By Jillian Fay | 7/11/14 11:45 AM
In early 2012, Brendan Fowler was watching the NFL with his Duke lacrosse teammates and made a joke about how he was going to grow his hair out like Packers linebacker Clay Matthews. Seeing as the faceoff specialist never had much more than a buzz cut his entire life, no one on the team believed he would follow through with it. But two and a half years later, Fowler found himself in a salon chair cutting off and donating 10 inches of his hair to the Locks of Love organization.
“I was growing my hair junior year and I had heard of people donating it before,” said Fowler. “A kid on our team at Duke, Brian Dailey, his mom has her own hair salon so she kind of mentioned it to me first and told me it had to grow a little longer. But she said whenever I was ready to cut it I could come to her shop and she would do it for me. So she kind of got me involved with it and I thought it would be a good idea.”
So Fowler last week headed to Mimi’s Berwyn Hair Designs in Pennsylvania to complete his donation. The process was relatively simple, requiring just some basic paperwork to be mailed to the Locks of Love headquarters in West Palm Beach, Fla., along with the ponytail of hair. In order to donate, hair must be clean and dry and the ponytail must be a full 10 inches from tip to tip. It gets wrapped in a plastic bag, placed in an envelope and shipped out.
Fowler said his hair was around 11 or 12 inches, which means it will all get used in a hairpiece. However, because of privacy restrictions, Fowler won’t get a chance to see what his prosthetic looks like when finished, nor will he learn what child his hair went to. But that doesn’t matter to Fowler. “I’ve known some younger people who have gone through different stages of cancer, a couple of family friends who have gone through chemo and been bald for a little bit,” he said. “I always thought it would have been cool if I had a head of hair to donate to them, so that definitely swayed my decision to do it.”
Locks of Love is a public, non-profit organization that provides hairpieces to financially disadvantaged children in the U.S. and Canada that are under age 21 and suffering from long-term medical hair loss from any diagnosis.
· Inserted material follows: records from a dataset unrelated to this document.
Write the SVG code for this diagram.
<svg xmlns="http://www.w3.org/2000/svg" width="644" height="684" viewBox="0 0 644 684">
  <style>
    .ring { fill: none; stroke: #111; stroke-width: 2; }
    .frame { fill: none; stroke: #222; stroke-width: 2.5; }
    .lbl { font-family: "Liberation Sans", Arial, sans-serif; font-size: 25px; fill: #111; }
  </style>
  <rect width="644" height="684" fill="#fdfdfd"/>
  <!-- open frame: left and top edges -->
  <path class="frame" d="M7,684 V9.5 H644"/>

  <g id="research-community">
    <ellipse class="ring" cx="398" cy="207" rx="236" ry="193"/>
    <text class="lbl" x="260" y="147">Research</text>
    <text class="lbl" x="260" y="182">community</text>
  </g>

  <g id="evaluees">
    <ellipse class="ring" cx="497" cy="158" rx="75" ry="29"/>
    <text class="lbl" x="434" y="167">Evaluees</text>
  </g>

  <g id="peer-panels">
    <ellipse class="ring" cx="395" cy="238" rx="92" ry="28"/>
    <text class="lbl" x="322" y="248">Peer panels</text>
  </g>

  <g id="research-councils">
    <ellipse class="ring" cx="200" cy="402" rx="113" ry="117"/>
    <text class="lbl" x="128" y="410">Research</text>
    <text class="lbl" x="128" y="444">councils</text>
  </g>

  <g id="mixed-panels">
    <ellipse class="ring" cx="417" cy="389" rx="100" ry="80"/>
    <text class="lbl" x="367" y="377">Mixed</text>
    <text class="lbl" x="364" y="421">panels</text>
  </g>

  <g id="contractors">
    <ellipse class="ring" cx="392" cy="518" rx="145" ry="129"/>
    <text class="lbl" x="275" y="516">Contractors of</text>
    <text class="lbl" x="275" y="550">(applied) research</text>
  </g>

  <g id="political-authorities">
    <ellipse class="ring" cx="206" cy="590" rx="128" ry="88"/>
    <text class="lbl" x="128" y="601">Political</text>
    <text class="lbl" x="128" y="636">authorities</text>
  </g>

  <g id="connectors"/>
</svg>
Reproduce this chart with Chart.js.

The hair prosthetics Locks of Love provides are custom-made for each child’s head and retail between $3,500 to $6,000. Each hairpiece is made from real human hair and arrives long so the recipient may style it to fit their face.
“I felt naked for the first two or three days,” Fowler said of his shorter do. “I’m so used to seeing the long hair but it feels really great to be cut.” Asked if he would consider donating again, Fowler admitted it was a long process but wouldn’t rule out the idea entirely. “Maybe,” he said. “It took a while to be able to donate but it’s a possibility.”